When I had kids of my own, all I wanted to do was make them feel the same comfort and love I felt over the holidays. The kind of comfort that still gives me goosebumps and makes my tummy do a little flip when I think about it. The kind of love you want to wrap yourself up in as tight as you can because it’s secure and warm and you never want to forget that feeling.
I had good intentions about delivering this type of cozy holiday to my children, but somewhere along the way, I veered off the path. I had a reality check when my youngest was a baby, screaming his head off in the toy aisle. I was shoving toys in the cart for my two older children just to get the shopping done. I had to find matching outfits for the parties we had to attend, then rush home and take care of all the baking I’d promised I do. I was a frantic, stressed out mess.

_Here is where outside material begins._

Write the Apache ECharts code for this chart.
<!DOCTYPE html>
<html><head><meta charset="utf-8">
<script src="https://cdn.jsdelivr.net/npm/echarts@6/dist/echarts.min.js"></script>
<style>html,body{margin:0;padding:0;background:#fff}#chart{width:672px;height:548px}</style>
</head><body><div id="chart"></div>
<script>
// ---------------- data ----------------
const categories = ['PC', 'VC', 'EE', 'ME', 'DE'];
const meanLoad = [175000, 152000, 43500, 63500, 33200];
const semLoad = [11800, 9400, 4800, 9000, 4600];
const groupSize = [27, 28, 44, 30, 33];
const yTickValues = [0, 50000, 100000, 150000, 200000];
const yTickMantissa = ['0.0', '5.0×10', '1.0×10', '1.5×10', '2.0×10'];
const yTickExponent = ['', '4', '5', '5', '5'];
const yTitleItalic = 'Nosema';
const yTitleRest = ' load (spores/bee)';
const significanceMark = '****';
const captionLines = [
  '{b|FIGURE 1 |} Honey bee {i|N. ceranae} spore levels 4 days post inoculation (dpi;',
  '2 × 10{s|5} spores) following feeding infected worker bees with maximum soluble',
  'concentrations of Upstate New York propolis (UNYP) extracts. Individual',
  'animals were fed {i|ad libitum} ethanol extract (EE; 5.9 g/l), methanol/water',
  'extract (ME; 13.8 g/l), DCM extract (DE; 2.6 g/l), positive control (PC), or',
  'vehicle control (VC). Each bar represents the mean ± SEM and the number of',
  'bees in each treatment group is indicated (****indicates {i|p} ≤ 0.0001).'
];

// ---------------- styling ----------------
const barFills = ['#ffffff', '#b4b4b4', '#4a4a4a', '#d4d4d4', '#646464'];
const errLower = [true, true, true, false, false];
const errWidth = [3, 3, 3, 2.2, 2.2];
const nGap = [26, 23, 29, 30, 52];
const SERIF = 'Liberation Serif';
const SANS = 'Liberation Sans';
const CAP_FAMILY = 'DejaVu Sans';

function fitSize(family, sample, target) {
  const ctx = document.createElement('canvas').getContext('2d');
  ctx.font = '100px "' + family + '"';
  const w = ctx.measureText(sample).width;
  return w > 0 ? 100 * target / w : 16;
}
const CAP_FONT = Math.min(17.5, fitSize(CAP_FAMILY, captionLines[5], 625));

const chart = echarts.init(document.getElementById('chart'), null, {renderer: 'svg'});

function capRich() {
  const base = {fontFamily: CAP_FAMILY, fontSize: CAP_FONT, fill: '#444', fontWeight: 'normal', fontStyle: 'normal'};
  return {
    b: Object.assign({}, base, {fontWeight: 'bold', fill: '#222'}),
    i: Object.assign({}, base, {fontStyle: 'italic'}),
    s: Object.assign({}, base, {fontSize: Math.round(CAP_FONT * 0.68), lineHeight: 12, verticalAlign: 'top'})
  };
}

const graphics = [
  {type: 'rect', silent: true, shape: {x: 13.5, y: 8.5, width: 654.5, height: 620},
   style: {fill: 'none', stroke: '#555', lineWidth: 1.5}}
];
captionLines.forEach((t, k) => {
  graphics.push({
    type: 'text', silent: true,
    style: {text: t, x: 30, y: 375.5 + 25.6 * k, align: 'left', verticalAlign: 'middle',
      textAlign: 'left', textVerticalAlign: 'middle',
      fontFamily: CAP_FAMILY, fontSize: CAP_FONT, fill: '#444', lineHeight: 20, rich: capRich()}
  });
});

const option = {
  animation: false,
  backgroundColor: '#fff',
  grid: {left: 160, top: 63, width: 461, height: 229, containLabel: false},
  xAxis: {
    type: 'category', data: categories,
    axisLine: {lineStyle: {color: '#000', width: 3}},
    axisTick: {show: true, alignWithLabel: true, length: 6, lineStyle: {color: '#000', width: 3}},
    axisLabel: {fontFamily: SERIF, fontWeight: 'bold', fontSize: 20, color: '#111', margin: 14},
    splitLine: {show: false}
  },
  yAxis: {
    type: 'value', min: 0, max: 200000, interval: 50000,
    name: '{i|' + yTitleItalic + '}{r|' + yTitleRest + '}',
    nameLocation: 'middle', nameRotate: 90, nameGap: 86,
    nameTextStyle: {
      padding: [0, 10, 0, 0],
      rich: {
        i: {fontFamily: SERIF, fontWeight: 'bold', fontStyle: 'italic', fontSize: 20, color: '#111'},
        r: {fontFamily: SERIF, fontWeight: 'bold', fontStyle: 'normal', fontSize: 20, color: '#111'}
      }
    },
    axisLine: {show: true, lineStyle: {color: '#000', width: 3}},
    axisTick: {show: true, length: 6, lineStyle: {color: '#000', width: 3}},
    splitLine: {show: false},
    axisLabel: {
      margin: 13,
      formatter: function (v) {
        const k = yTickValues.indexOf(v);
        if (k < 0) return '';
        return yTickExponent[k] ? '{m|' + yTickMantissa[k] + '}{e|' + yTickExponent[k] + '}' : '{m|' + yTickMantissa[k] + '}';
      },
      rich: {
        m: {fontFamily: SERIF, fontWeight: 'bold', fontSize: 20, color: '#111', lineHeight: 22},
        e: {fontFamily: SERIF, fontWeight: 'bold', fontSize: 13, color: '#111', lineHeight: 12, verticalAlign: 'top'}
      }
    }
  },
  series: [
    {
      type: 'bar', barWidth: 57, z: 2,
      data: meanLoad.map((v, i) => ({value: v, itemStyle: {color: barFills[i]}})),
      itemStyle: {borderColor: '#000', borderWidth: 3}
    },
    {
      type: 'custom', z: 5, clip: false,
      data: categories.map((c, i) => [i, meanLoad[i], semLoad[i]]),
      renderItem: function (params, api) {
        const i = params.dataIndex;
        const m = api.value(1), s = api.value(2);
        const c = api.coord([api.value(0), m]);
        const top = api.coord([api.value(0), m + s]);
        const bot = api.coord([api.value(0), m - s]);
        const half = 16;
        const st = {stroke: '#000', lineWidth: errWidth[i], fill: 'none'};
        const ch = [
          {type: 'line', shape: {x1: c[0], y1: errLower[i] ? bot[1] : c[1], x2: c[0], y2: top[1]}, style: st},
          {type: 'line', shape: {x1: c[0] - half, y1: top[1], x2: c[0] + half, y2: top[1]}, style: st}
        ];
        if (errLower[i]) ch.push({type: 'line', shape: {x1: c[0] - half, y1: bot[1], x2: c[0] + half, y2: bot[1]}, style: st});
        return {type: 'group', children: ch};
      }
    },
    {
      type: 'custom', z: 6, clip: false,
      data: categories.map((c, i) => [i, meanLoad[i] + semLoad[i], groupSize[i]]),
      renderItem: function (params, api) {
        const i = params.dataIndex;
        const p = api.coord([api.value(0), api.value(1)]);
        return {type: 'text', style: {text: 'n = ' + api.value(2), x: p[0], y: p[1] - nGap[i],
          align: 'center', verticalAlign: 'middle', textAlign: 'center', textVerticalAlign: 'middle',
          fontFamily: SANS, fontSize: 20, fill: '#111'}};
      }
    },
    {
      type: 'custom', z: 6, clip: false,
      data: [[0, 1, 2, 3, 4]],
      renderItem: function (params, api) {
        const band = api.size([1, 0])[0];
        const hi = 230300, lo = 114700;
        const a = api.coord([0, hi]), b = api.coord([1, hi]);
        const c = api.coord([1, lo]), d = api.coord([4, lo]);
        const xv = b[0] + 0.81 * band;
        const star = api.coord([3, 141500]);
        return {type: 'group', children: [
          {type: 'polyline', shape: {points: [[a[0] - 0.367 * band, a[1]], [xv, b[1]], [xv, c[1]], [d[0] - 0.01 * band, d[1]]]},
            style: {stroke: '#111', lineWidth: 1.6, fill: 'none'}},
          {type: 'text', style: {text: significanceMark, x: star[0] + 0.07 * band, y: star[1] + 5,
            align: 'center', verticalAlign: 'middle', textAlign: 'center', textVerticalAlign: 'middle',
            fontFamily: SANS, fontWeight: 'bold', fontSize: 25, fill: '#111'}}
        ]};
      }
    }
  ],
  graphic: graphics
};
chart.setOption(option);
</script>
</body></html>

I looked at my son’s screaming, red face and it hit me — I wasn’t creating any kind of magic at all. I was stripping it away, trying to make things perfect by doing too much and going through the motions just to get it done. What I really wanted to be doing in that moment was to be home with my family by the tree, watching a holiday movie or letting them decorate some cookies for Santa. None of us were having fun in that toy aisle, and I wanted to join the baby and start crying too.
Thinking back on my own childhood holidays, I realized my parents were never concerned with how much they bought us, or how many events we attended, but they were concerned with how much they gave us. That giving came in the form of memories which included quiet nights baking cookies, watching It’s A Wonderful Life with a bowl of Chex Mix, and having the neighbors over for a slice of coffee cake.

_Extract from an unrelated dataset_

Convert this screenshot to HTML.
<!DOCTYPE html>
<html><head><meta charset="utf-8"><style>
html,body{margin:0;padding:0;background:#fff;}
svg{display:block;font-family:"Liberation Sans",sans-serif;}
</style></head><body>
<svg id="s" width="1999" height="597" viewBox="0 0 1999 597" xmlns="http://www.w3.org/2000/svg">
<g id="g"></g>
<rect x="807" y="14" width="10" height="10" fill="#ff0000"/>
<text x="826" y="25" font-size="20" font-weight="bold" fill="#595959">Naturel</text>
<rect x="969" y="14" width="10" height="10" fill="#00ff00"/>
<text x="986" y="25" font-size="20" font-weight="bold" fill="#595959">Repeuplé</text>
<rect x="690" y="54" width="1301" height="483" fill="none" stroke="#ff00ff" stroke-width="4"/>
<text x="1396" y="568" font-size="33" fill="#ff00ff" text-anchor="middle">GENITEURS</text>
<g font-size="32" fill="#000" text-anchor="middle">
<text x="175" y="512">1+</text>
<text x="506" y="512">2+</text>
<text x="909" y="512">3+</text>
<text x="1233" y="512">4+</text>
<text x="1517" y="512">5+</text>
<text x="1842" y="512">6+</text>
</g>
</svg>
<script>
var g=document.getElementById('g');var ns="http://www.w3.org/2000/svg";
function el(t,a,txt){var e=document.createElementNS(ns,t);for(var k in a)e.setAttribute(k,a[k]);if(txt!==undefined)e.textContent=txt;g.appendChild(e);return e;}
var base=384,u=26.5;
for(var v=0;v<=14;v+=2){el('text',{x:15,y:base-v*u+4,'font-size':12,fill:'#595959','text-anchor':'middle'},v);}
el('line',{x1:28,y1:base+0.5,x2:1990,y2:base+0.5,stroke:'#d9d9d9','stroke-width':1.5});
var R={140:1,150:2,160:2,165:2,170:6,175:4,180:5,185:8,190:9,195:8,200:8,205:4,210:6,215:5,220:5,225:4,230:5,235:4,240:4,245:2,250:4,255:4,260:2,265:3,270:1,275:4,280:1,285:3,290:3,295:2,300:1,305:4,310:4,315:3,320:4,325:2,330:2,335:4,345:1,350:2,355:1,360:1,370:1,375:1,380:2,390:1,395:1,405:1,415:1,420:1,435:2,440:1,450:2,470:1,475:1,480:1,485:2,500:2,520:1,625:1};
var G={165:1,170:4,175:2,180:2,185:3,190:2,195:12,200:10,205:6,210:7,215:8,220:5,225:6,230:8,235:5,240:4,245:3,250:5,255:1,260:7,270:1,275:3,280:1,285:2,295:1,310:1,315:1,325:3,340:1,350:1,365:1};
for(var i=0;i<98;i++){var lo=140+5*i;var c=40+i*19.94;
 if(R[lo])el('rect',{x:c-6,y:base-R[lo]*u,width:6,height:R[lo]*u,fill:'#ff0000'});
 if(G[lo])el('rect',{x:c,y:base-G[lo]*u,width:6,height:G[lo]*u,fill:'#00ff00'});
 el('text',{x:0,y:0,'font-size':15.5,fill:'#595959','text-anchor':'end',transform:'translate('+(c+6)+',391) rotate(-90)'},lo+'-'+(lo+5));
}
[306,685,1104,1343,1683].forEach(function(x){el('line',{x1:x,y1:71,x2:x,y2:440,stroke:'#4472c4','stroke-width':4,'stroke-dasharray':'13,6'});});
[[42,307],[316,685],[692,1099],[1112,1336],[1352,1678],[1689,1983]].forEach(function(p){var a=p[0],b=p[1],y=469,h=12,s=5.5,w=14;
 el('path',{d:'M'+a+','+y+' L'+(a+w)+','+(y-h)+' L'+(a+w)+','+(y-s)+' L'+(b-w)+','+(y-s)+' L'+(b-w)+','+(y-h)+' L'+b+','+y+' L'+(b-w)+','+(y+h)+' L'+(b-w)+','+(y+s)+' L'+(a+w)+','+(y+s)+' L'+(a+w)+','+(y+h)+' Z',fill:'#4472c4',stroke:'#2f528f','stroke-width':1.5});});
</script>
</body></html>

They didn’t rush around trying to create something perfect. They spent quality time with us. They didn’t complain about the debt they’d accrued after buying gifts for their children, friends, neighbors, extended family and the mailman. They knew their limit and didn’t exceed it. They didn’t feel the need to put on a show; they were present and content and made it clear they were going to enjoy their holiday too.
By doing that — by slowing down and not trying to manufacture feelings through gifts, or doing all the things — they created some of the most magical memories of my life. Memories I probably wouldn’t have had they overspent and over-scheduled.
Over the holidays, our kids will remember the tone we set. They will remember if we seemed happy. They will remember if we are throwing things in our cart, clenching our jaws just to get it all done. Children can practically smell that kind of energy, even if it’s covered up by sugar and pine and fancy wrapping paper.
They’ll notice how the tree looks when it gets dark, the feeling of lying in bed listening to us wrap gifts, and the hum of our voices.
They’ll remember how we let them have the extra candy cane, even though they had already brushed their teeth.
They’ll remember a certain Christmas song as we are driving them extra slowly down the street, so they can see all the Christmas lights.
They’ll remember how they felt, not the things they received.
Perhaps getting everything on their Christmas list will make them happy for a moment, but the real magic is tucked away in the little unexpected moments.
It’s found in writing that list with the help of a parent or grandparent.
It’s found in watching you put up the Christmas wreath and smelling its familiar scent.
It’s in the taste of the French toast and the smell of the first snow and first few notes of their favorite Christmas song and helping you cut out cookies.
That’s what your kids will remember about the holidays. And now that you are a parent, that’s what you are going to remember too. Don’t forget that this year in the hustle and bustle.